In conclusion, results of the study may have the potential to improve access to tailored, relevant, and acceptable mental health support for this currently underserved population.
The study is approved by the Swedish Ethical Review Authority (Dnr: 2020-06271). The rights and welfare of participants will be ensured by all research being conducted in accordance with the Helsinki Declaration. Informed consent will be collected, ensuring participants are aware of requirements for study participation. Participants will be free to withdraw from the study at any time, without providing reason. Contact details for the principal investigator (coauthor LvE), the U-CARE Health and Safety Officer and Uppsala University Data Protection Officer will be provided to all participants should there be any cause for concern regarding the conduct of the study.
All data will be handled according to the Patient Data Act (2008:355) and General Data Protection Regulation (EU 2016/679). Data collected via the online survey via the U-CARE portal will be securely stored on Uppsala University servers. Data collected via the paper-based survey will be entered into an Access Database, stored on Uppsala University servers. Paper questionnaires will be stored in locked secure filing cabinets, only accessible by authorised members of the study team. Participant contact details for the interview study will be stored separately on a USB stick in a locked secure filing cabinet, separate from study data. Interviews will be audio recorded, with audio files uploaded onto and stored on Uppsala University secure server, using participant identifier numbers and immediately deleted from devices. Interview transcripts will omit any personally identifiable data and will be stored on a secure server.

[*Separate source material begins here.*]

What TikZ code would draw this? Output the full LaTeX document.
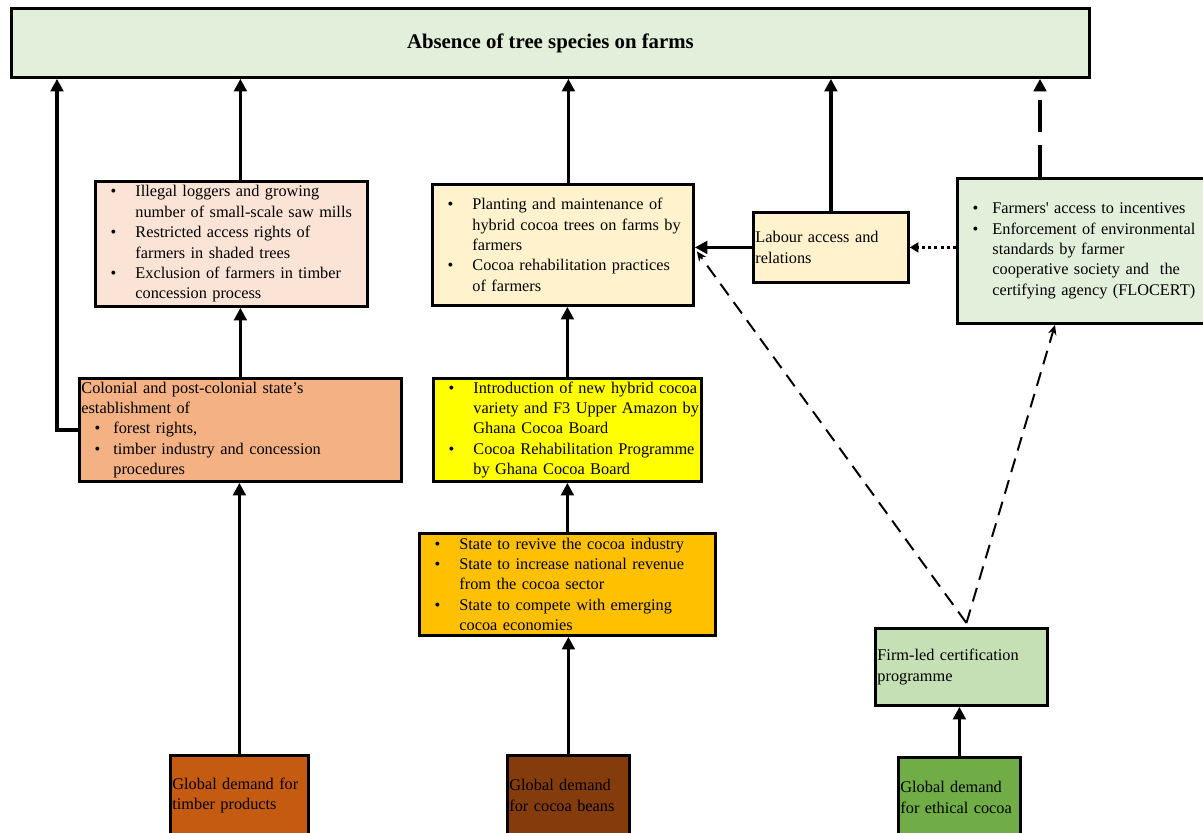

Survey results will be reported in line with the Checklist for Reporting Results of Internet e-Surveys96 and results of the embedded qualitative interview study will be reported in accordance with the Standards for Reporting Qualitative Research.97 Results will be published in scientific publications in peer reviewed journals and conference presentations. Lay language summaries will also be provided to all community-based organisations and support groups who support recruitment into the study.